WRITTEN INSTRUCTION: Where a line in the listing contains the string "with", copy that line out.
::: SOURCE DATA
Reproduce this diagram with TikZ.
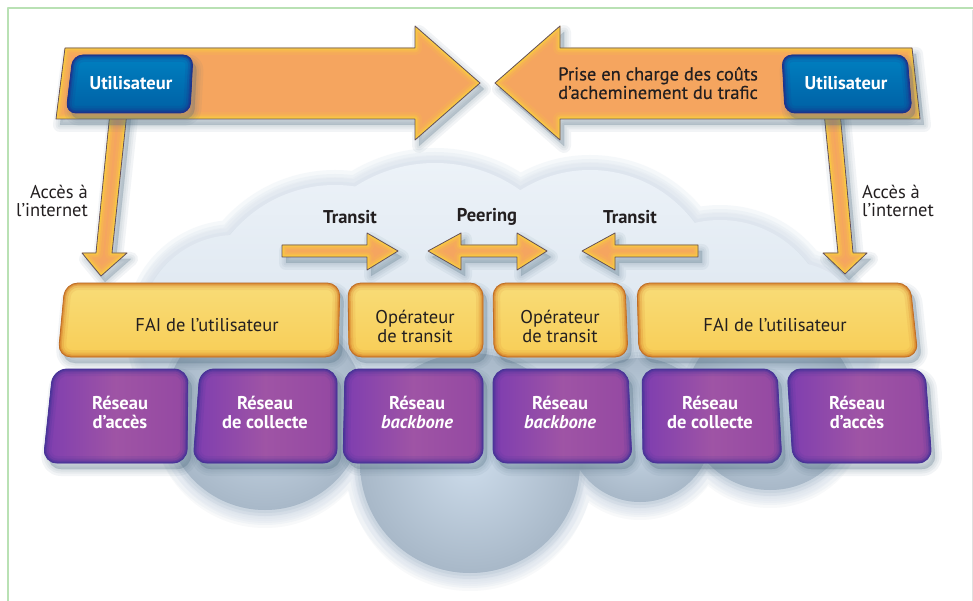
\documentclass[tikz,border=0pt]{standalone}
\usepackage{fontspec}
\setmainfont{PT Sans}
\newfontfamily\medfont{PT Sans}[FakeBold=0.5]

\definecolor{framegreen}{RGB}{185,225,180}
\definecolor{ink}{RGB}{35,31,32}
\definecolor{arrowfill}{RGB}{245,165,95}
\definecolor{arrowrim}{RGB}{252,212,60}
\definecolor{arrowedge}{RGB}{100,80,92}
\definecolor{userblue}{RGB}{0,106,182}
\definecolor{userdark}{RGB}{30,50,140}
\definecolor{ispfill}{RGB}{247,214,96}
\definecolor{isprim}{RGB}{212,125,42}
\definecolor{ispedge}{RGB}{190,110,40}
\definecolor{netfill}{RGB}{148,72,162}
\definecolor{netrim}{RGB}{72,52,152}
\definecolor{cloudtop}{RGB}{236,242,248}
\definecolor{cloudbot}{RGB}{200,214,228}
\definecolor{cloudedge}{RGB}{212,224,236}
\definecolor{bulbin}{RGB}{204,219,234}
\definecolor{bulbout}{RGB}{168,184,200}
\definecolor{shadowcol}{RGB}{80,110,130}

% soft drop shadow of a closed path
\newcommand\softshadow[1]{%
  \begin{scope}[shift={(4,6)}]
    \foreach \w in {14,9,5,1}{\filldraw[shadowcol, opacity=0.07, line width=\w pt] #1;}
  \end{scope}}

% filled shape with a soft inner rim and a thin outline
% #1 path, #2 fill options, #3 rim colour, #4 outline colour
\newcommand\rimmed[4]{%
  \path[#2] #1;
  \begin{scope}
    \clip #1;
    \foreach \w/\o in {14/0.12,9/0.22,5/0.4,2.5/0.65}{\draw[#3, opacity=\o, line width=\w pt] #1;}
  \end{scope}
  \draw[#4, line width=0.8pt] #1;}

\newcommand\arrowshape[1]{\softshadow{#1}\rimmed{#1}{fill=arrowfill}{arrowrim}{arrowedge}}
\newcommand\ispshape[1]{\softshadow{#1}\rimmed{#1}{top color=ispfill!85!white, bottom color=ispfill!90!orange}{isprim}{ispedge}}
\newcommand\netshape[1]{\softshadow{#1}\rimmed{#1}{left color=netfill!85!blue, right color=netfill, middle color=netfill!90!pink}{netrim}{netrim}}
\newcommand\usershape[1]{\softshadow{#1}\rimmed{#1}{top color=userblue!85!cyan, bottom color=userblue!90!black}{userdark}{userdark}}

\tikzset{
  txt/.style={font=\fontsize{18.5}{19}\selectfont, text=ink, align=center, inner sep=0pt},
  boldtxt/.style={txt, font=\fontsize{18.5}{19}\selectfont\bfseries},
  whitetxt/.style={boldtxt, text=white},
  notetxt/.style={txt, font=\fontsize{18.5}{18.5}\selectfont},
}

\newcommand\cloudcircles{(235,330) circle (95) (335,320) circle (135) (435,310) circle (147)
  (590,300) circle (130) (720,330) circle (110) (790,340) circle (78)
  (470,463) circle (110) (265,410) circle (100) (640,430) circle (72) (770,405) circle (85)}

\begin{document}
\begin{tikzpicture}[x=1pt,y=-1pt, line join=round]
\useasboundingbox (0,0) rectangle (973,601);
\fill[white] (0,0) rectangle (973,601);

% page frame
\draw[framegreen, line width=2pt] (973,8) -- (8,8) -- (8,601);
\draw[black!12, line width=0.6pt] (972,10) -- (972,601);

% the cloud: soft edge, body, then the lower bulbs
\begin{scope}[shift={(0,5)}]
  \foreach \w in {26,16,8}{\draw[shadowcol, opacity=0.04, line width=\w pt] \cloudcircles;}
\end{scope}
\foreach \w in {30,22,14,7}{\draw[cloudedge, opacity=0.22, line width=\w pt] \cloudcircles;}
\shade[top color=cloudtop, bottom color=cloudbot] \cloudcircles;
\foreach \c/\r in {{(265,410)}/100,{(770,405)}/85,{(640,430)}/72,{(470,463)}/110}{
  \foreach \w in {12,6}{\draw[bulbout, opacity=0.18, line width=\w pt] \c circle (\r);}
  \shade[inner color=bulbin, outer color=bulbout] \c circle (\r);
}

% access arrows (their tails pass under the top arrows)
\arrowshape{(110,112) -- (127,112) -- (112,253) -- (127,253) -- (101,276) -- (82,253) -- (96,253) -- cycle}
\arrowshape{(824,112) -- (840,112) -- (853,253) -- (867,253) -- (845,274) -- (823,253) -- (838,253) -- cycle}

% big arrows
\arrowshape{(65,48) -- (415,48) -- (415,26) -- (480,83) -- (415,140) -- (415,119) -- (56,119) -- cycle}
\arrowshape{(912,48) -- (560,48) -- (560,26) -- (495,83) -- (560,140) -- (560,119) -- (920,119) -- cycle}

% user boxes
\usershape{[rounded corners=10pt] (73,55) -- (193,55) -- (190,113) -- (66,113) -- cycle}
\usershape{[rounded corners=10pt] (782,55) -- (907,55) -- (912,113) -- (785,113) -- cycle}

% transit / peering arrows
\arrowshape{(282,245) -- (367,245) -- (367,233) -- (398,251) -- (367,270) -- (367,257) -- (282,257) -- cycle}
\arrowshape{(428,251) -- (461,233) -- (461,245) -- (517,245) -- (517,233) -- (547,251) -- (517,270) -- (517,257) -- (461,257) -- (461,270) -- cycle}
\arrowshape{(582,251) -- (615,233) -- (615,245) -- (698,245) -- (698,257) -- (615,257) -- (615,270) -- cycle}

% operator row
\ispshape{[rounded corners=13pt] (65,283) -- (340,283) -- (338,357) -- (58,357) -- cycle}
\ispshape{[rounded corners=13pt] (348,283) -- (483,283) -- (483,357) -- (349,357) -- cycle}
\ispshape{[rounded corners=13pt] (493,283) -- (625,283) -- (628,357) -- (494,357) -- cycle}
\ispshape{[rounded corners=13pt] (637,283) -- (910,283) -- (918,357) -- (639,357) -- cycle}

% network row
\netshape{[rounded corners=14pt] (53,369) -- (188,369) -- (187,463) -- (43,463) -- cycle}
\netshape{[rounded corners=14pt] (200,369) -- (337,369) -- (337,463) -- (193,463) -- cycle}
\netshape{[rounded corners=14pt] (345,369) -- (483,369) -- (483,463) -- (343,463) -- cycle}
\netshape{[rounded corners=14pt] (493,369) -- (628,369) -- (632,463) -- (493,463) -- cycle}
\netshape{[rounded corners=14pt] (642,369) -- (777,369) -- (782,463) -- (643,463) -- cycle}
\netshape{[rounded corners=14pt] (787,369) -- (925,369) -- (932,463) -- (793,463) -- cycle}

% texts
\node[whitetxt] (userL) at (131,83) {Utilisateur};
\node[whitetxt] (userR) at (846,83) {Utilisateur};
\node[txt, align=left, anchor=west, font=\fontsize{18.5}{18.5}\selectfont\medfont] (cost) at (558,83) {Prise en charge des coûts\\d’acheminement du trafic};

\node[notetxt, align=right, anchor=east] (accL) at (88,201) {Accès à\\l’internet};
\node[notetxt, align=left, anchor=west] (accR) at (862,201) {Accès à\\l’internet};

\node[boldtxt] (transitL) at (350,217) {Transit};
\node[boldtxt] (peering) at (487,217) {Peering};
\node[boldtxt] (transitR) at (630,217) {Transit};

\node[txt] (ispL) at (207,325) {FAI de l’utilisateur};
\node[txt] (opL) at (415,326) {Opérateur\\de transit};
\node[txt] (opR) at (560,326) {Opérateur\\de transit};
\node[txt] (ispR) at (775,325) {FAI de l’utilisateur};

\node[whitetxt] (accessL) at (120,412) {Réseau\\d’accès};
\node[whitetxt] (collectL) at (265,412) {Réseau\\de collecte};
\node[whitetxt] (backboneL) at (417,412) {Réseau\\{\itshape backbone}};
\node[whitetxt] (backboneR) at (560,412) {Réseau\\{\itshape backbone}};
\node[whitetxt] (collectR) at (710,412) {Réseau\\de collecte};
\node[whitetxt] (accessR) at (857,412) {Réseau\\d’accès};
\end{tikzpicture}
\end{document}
::::::
CORRECT RESULT:
Reproduce this diagram with TikZ.
% filled shape with a soft inner rim and a thin outline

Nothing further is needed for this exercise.